The first sign of Barry’s newfound powers is glimpsed after meeting Iris at work, where audiences (and Barry) get their first experience with “Flash Time.” Seeing a tray filled with drinks and food go tumbling may seem like a fairly obvious way of showing off Barry’s accelerated senses, but it’s also a nice nod to the original 1956 comic, since tumbling food was how the speedster first realized his heightened reaction time the same way.
As further evidence of just how much fun The Flash‘s showrunners are having bringing a superhero to life, the name seen on the side of the laundry van Barry uncontrollably runs into is also a nod to the original comics. In Central City, Paul Gambi – the tailor, not the dry cleaner – is the man largely responsible for the appearances of The Rogues – having crafted most of their costumes himself.

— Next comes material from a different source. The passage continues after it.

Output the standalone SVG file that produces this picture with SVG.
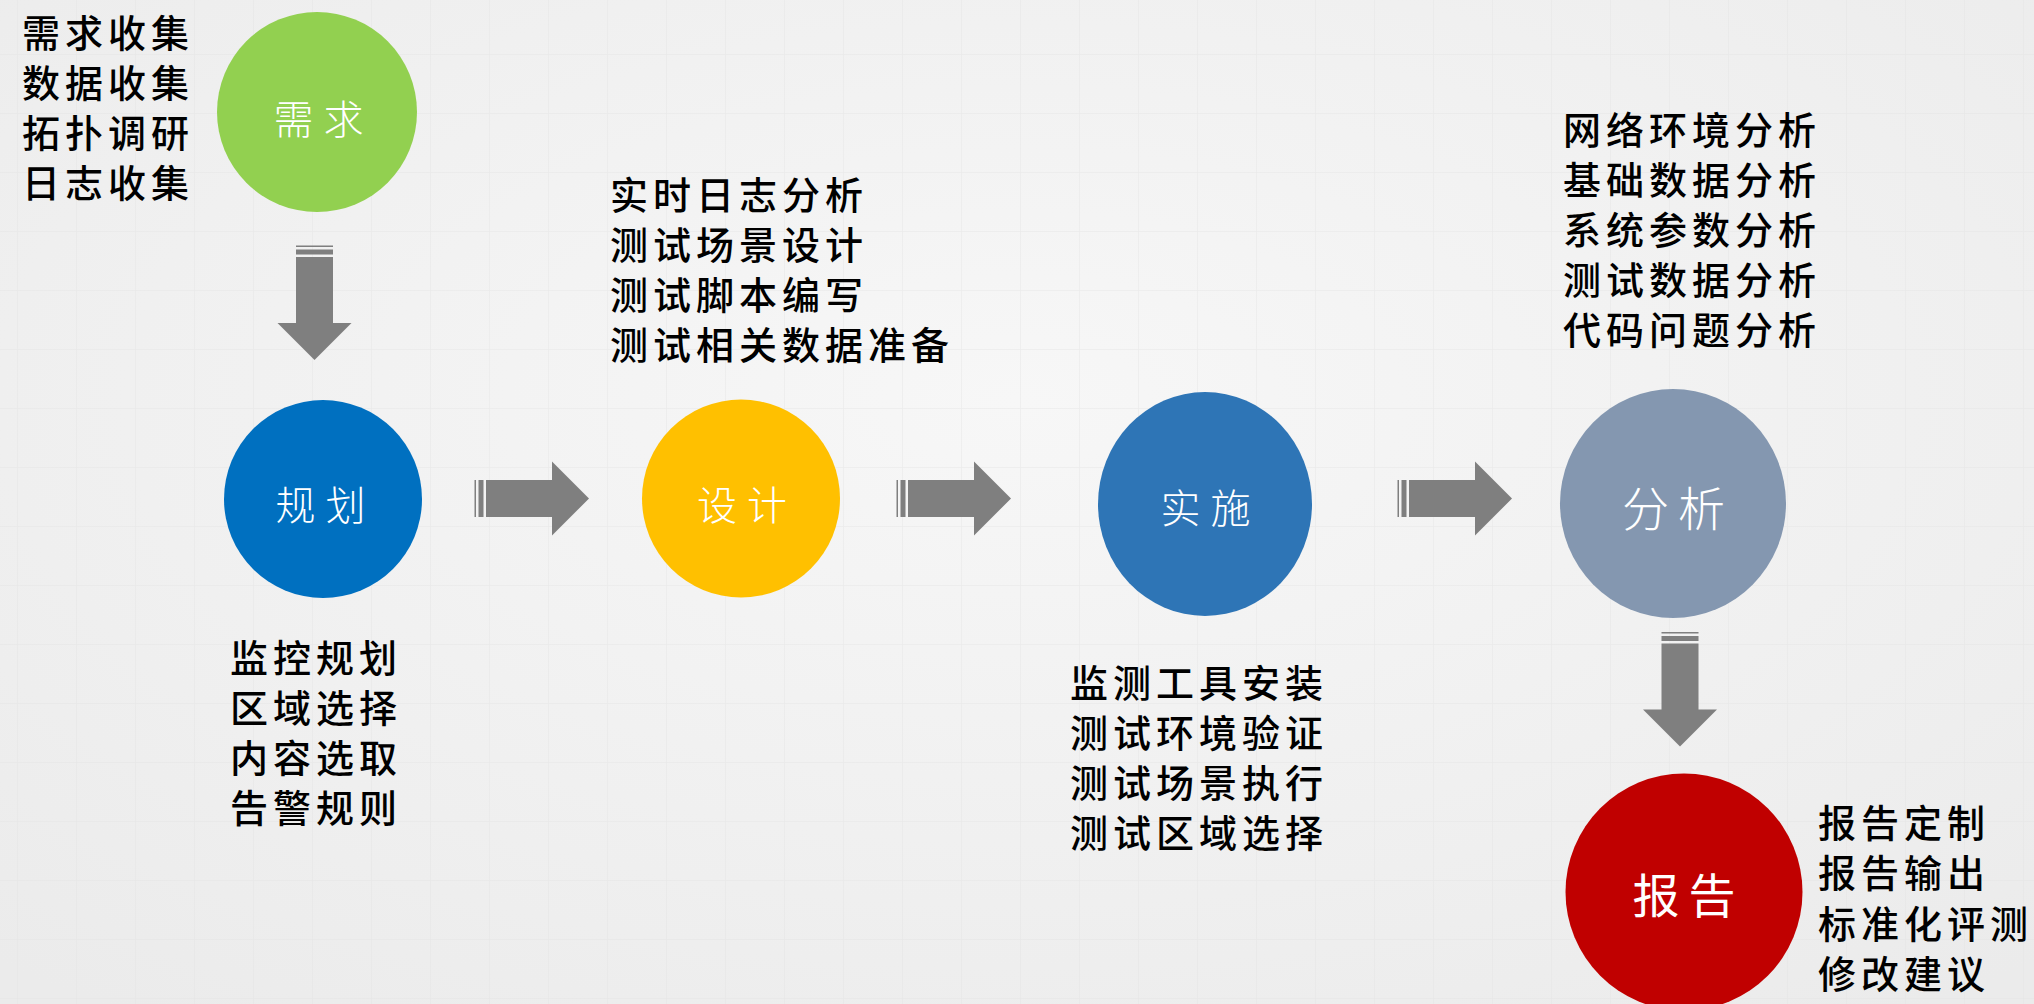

When in need of a military branch focused on experimental aircraft, the world of The CW’s DC heroes consistently turns to Ferris Air. Both comic fans and those who caught Ryan Reynolds in Green Lantern will remember that the company began as the employer of test pilot Hal Jordan, before he accepted his new titles as a member of the Green Lantern Corps.
When in Doubt, Run Really Fast
When Clyde Mardon manages to conjure a raging tornado on the outskirts of Central City, Barry’s plan of “running really fast in the opposite direction” may not be the kind of macho or aggressive attack plan superhero fans are used to. Nevertheless, the plan works, just as those who read “The Flash #190 (1969) knew it would; in the issue, Barry learns that the only way to diffuse a tornado is to get air moving just as fast in the opposite direction.
During the show’s closing montage, Cisco Ramon can be sporting a t-shirt with the catchphrase ‘Bazinga!’ The catchphrase is that of The Big Bang Theory‘s Sheldon Cooper (Jim Parsons), just one of the show’s characters possessing a special affinity for The Flash.